December 22, 2015

Safe Spaces: a Weapon?

Safe Spaces: a Weapon?
Zach Colton-Max ‘17

Many GOA students remember walking into Ms. Lowenthal’s sixth grade class each morning and being greeted by a familiar phrase.
Just above the blackboard sat a poster emblazoned with the words “There’s no such thing as a dumb question.” As Ms. Lowenthal would explain, the poster was designed to foster dialogue and create an open, nurturing environment for each student. The classroom became a safe space, in which all students could feel comfortable being themselves and learning freely.
Recently, the concept of a “Safe Space” has come into the spotlight, as more and more colleges call for safe spaces. One aspect of safe spaces involves increasing efforts to help minorities on campuses. Most recently, at Missouri University, students staged massive protests against campus racism. When minority students were taunted and threatened and the administration did not act against it, their classmates and others from around the world condemned the administration and brought on the dismissal of two prominent school officials.
The protests at Mizzou became a symbol for the desires of our country’s disenfranchised youth: to create a safe world free from racism.

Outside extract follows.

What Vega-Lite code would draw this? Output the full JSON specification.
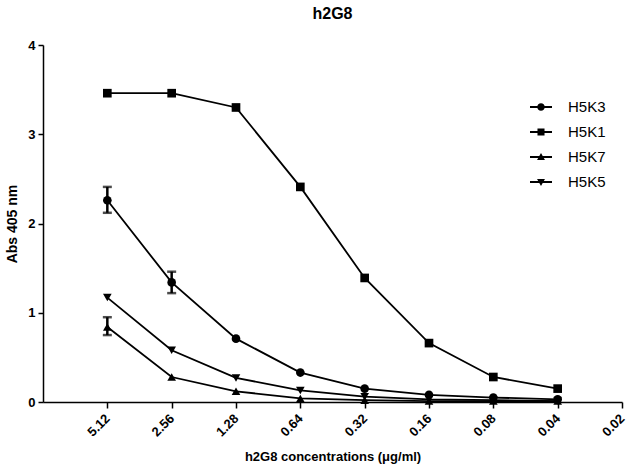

Not only were the students able to make a change in the school’s administration, but the support they received from students all over the country portrayed their generation as much more accepting and willing to defend minorities. However, while the media thoroughly covered the fight for a safe space, it essentially ignored another major narrative.

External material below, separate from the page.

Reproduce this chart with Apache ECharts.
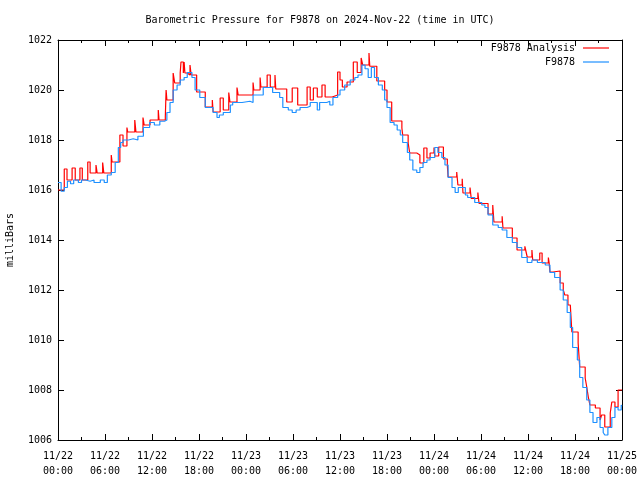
<!DOCTYPE html>
<html>
<head>
<meta charset="utf-8">
<script src="https://cdn.jsdelivr.net/npm/echarts@6/dist/echarts.min.js"></script>
<style>html,body{margin:0;padding:0;background:#fff}#c{width:640px;height:480px}</style>
</head>
<body>
<div id="c"></div>
<script>
// Hours since 2024-11-22 00:00 UTC
const analysisHours = [0.0,0.8,1.15,1.8,2.2,2.8,3.1,3.8,4.1,4.85,5.0,5.7,5.85,6.8,6.9,7.9,8.3,8.8,8.9,9.8,9.95,10.85,11.0,11.75,12.8,12.9,13.7,13.8,13.9,14.7,14.9,15.6,15.7,16.0,16.1,16.2,16.5,16.85,17.0,17.7,18.8,19.7,19.8,20.7,21.1,21.8,21.95,22.85,23.0,24.9,25.0,25.8,25.9,26.7,27.1,27.7,27.8,29.2,29.9,30.6,31.8,32.2,32.6,33.1,33.7,34.1,35.0,35.7,36.0,36.3,36.9,37.7,38.2,38.7,38.9,39.7,39.8,40.7,41.7,42.0,42.6,43.9,44.0,44.7,44.9,45.8,46.2,46.7,47.1,47.5,48.0,48.1,48.6,49.2,49.7,49.8,50.9,51.05,51.6,51.7,52.6,52.75,52.9,53.6,53.75,53.9,54.9,55.5,55.65,55.8,56.7,56.8,58.0,58.6,59.6,59.7,59.9,60.5,60.6,61.5,61.8,62.6,62.7,62.8,63.2,64.1,64.5,64.7,65.1,65.4,65.6,66.4,66.6,67.3,67.5,67.7,67.9,68.6,69.2,69.4,69.8,70.5,70.7,71.1,71.5,72.0];
const analysisValues = [1016.0,1016.84,1016.4,1016.88,1016.4,1016.88,1016.4,1017.12,1016.68,1017.0,1016.68,1017.1,1016.68,1017.4,1017.12,1018.2,1017.76,1018.5,1018.32,1018.8,1018.32,1018.9,1018.6,1018.8,1019.2,1018.8,1018.92,1020.0,1019.6,1020.68,1020.28,1020.68,1021.12,1020.68,1021.12,1020.68,1020.6,1021.0,1020.6,1019.92,1019.32,1019.6,1019.12,1019.68,1019.2,1019.9,1019.52,1020.1,1019.8,1020.3,1020.0,1020.5,1020.12,1020.6,1020.12,1020.6,1020.04,1019.52,1020.08,1019.4,1020.12,1019.6,1020.08,1019.72,1020.2,1019.72,1019.8,1020.72,1020.4,1020.12,1020.32,1021.12,1020.7,1021.28,1021.0,1021.48,1020.95,1020.36,1020.0,1019.52,1018.76,1018.48,1018.2,1017.88,1017.48,1017.4,1017.08,1017.68,1017.28,1017.48,1017.7,1017.36,1017.72,1017.24,1017.0,1016.52,1016.72,1016.2,1016.45,1015.88,1016.1,1015.66,1015.66,1015.9,1015.46,1015.46,1015.04,1015.4,1014.72,1014.72,1014.95,1014.48,1014.08,1013.6,1013.75,1013.6,1013.32,1013.6,1013.2,1013.48,1013.08,1013.3,1013.08,1012.72,1012.76,1012.28,1012.0,1011.8,1011.4,1011.32,1010.32,1009.88,1008.92,1008.48,1008.12,1007.72,1007.4,1007.28,1006.8,1007.0,1006.52,1007.08,1007.52,1007.32,1008.0,1008.0];

const stationHours = [0.0,0.4,0.8,1.2,1.6,2.0,2.6,3.0,3.5,4.1,4.6,5.4,5.9,6.3,6.8,7.3,7.7,8.0,8.3,9.0,9.6,10.2,10.9,11.7,12.3,13.0,13.6,13.9,14.3,14.7,15.2,15.6,16.1,16.5,17.1,17.5,18.1,18.8,19.8,20.3,20.6,21.1,22.0,22.3,23.5,24.5,24.9,26.2,27.4,28.3,28.7,29.4,29.9,30.4,30.9,31.8,32.2,33.1,33.4,34.3,34.7,35.1,35.7,36.0,36.6,37.3,37.9,38.3,38.8,39.2,39.6,40.0,40.4,40.9,41.4,41.7,42.0,42.4,42.9,43.3,43.7,44.0,44.6,44.9,45.3,45.8,46.2,46.6,47.1,47.5,48.1,48.5,49.0,49.4,49.8,50.3,50.7,51.1,52.0,52.3,52.9,53.2,53.6,54.1,54.5,54.9,55.5,56.2,56.7,57.3,58.0,58.6,59.2,59.9,60.5,61.2,62.2,62.8,63.4,64.1,64.5,65.0,65.4,65.7,66.3,66.6,67.0,67.5,67.9,68.3,68.8,69.2,69.6,69.8,70.2,70.7,71.1,71.5,71.9,72.0];
const stationValues = [1016.3,1015.95,1016.1,1016.35,1016.25,1016.4,1016.3,1016.4,1016.35,1016.4,1016.3,1016.4,1016.3,1016.6,1016.7,1017.1,1017.7,1017.9,1018.0,1018.05,1018.0,1018.15,1018.5,1018.7,1018.6,1018.75,1018.8,1019.1,1019.5,1020.0,1020.2,1020.4,1020.5,1020.7,1020.5,1020.0,1019.7,1019.3,1019.1,1018.9,1019.0,1019.1,1019.4,1019.5,1019.55,1019.5,1019.8,1020.1,1019.9,1019.7,1019.3,1019.2,1019.1,1019.2,1019.3,1019.35,1019.5,1019.2,1019.5,1019.55,1019.4,1019.7,1019.8,1020.0,1020.2,1020.4,1020.5,1020.6,1021.0,1020.85,1020.5,1020.9,1020.5,1020.2,1020.0,1019.6,1019.3,1018.7,1018.6,1018.4,1018.2,1017.9,1017.5,1017.2,1016.8,1016.7,1016.9,1017.1,1017.2,1017.3,1017.7,1017.5,1017.3,1017.0,1016.5,1016.1,1015.9,1016.1,1015.8,1015.7,1015.7,1015.5,1015.5,1015.4,1015.3,1015.0,1014.6,1014.5,1014.4,1014.1,1013.9,1013.7,1013.3,1013.1,1013.2,1013.1,1013.0,1012.7,1012.5,1012.0,1011.6,1011.1,1010.5,1009.7,1009.2,1008.5,1008.1,1007.6,1007.1,1006.7,1006.9,1006.5,1006.3,1006.2,1006.5,1006.9,1007.3,1007.2,1007.4,1007.35];

const titleText = 'Barometric Pressure for F9878 on 2024-Nov-22 (time in UTC)';
const yAxisName = 'milliBars';
const seriesNames = ['F9878 Analysis', 'F9878'];
const startDay = 22;

const FONT = '"DejaVu Sans Mono", "Liberation Mono", monospace';
const zip = (a, b) => a.map((h, i) => [h, b[i]]);

const chart = echarts.init(document.getElementById('c'), null, {renderer: 'canvas'});
const axisLine = {show: true, onZero: false, lineStyle: {color: '#000', width: 1}};
const tick = {show: true, inside: true, length: 6, lineStyle: {color: '#000'}};
const minor = {show: true, splitNumber: 2, length: 3, lineStyle: {color: '#000'}};
const legendCommon = {right: 31, orient: 'vertical', align: 'right', padding: 0,
  icon: 'rect', itemWidth: 26, itemHeight: 1.2, itemGap: 4,
  textStyle: {fontFamily: FONT, fontSize: 10, color: '#000', padding: [0, 3, 0, 0]}};
chart.setOption({
  animation: false,
  backgroundColor: '#fff',
  title: {text: titleText, left: 'center', top: 10,
    textStyle: {fontFamily: FONT, fontSize: 10, fontWeight: 'normal', color: '#000'}},
  legend: [
    Object.assign({data: [seriesNames[0]], top: 43}, legendCommon),
    Object.assign({data: [seriesNames[1]], top: 57}, legendCommon)
  ],
  grid: {left: 58, right: 18, top: 40, bottom: 40, containLabel: false, outerBoundsMode: 'none'},
  xAxis: [
    {type: 'value', min: 0, max: 72, interval: 6, position: 'bottom',
     axisLine: axisLine, axisTick: tick, minorTick: minor,
     splitLine: {show: false},
     axisLabel: {fontFamily: FONT, fontSize: 10, color: '#000', margin: 9, lineHeight: 15,
       hideOverlap: false, showMinLabel: true, showMaxLabel: true,
       formatter: v => {
         const d = startDay + Math.floor(v / 24);
         const h = v % 24;
         return '11/' + d + '\n' + String(h).padStart(2, '0') + ':00';
       }}},
    {type: 'value', min: 0, max: 72, interval: 6, position: 'top',
     axisLine: axisLine, axisTick: tick, minorTick: minor,
     splitLine: {show: false}, axisLabel: {show: false}}
  ],
  yAxis: [
    {type: 'value', min: 1006, max: 1022, interval: 2, position: 'left',
     name: yAxisName, nameLocation: 'middle', nameGap: 43, nameRotate: 90, nameMoveOverlap: false,
     nameTextStyle: {fontFamily: FONT, fontSize: 10, color: '#000'},
     axisLine: axisLine, axisTick: tick,
     splitLine: {show: false},
     axisLabel: {fontFamily: FONT, fontSize: 10, color: '#000', margin: 6,
       formatter: v => String(v)}},
    {type: 'value', min: 1006, max: 1022, interval: 2, position: 'right',
     axisLine: axisLine, axisTick: tick,
     splitLine: {show: false}, axisLabel: {show: false}}
  ],
  series: [
    {name: seriesNames[0], type: 'line', step: 'end', showSymbol: false, symbol: 'none',
     data: zip(analysisHours, analysisValues), color: '#ff0000',
     lineStyle: {color: '#ff0000', width: 1.2}, z: 2},
    {name: seriesNames[1], type: 'line', step: 'end', showSymbol: false, symbol: 'none',
     data: zip(stationHours, stationValues), color: '#1e90ff',
     lineStyle: {color: '#1e90ff', width: 1.2}, z: 3}
  ]
});
</script>
</body>
</html>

Tim Tai, a student at Mizzou, was hired by ESPN to photograph the protests. He should have been able to do so, as the protests took place outdoors in the public domain and therefore, he was just exercising his First Amendment right. However, the second that Mr. Tai arrived to photograph the protests, he was told to leave. After his initial resistance, he was surrounded by a group of protestors, intimidated, then forcibly removed.
“We ask for no media in the parameters so the place where people live, fellowship, and sleep can be protected from twisted insincere narratives,” a Twitter account associated with the protesters said, adding that “it’s typically white media who don’t understand the importance of respecting black spaces.”

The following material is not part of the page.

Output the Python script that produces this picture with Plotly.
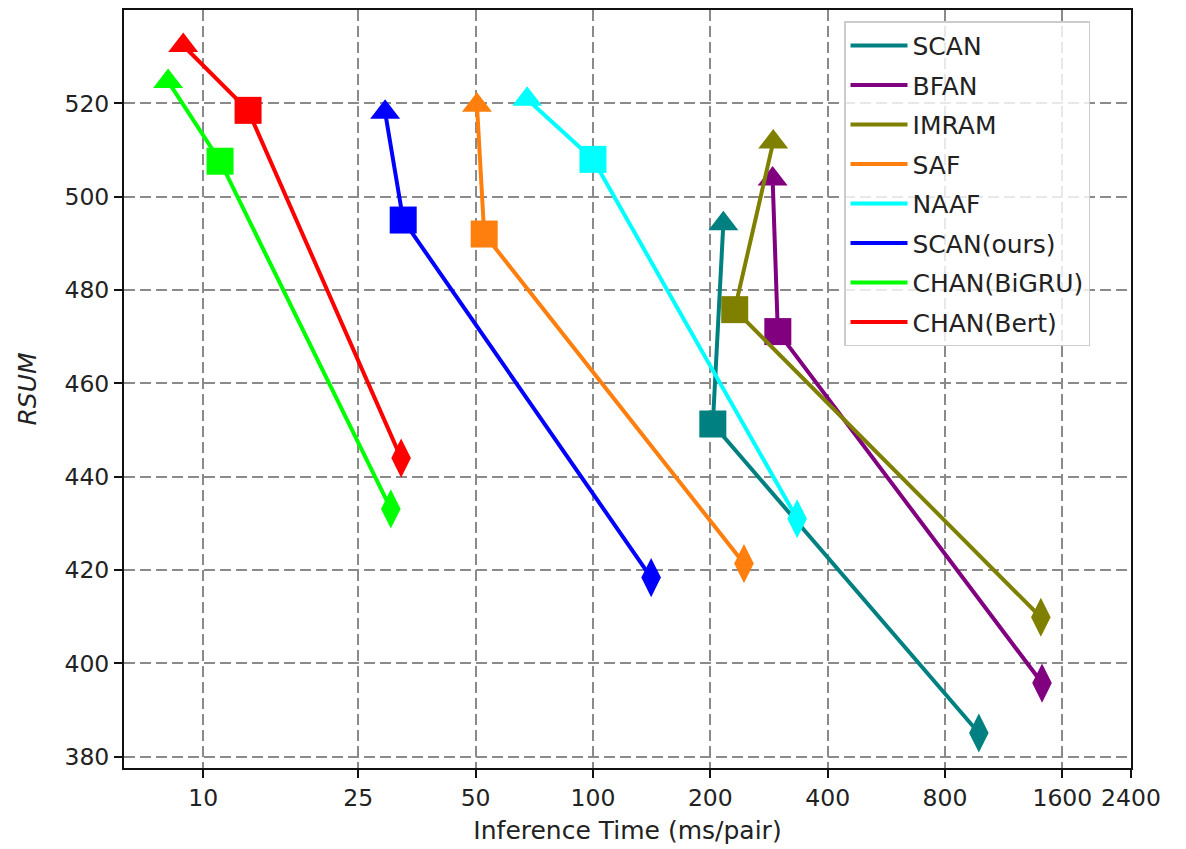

Essentially, the protesters saw the media and Mr. Tai, an Asian male, as a threat and a subsequent violation of their “safe space.” In their minds, his pursuit of knowledge was making them unsafe. In doing so, the students weaponized the term and essentially completely changed the meaning of it. While a safe space was designed to protect all individuals and ensure that all people are allowed to pursue knowledge free from fear of others, the protesters deemed that safe spaces should be created to protect only certain groups and individuals.
In the words of Ken White, a blogger for the law-oriented blog Popehat, “many use the concept of ‘safe spaces’ as a sword, wielded to annex public spaces and demand that people within those spaces conform to their private norms.”
While Tai’s case may sound like an outlier as a result of the lack of media coverage, there have been similar situations in which safe spaces have been used as a weapon or as a way to censor the media or individuals.
At Smith College, student protesters at a sit-in refused to allow members of the media to cover the protests, unless said members of the media pledged support for their cause.
Most ridiculously, student leaders at the University of Ottawa had the school cancel a free yoga program for handicapped individuals, because they claimed that the leaders of the program and the program itself were racially insensitive and created an unsafe environment.

While Golda Och Academy has managed to steer clear of this concept of ideological hegemony and superiority through the creation of safe spaces, all students should keep an eye out for their own safety. Because while the power to censor the public, individuals and ideas used to come from the barrel of a gun, a new weapon has taken its place: the “safe space.”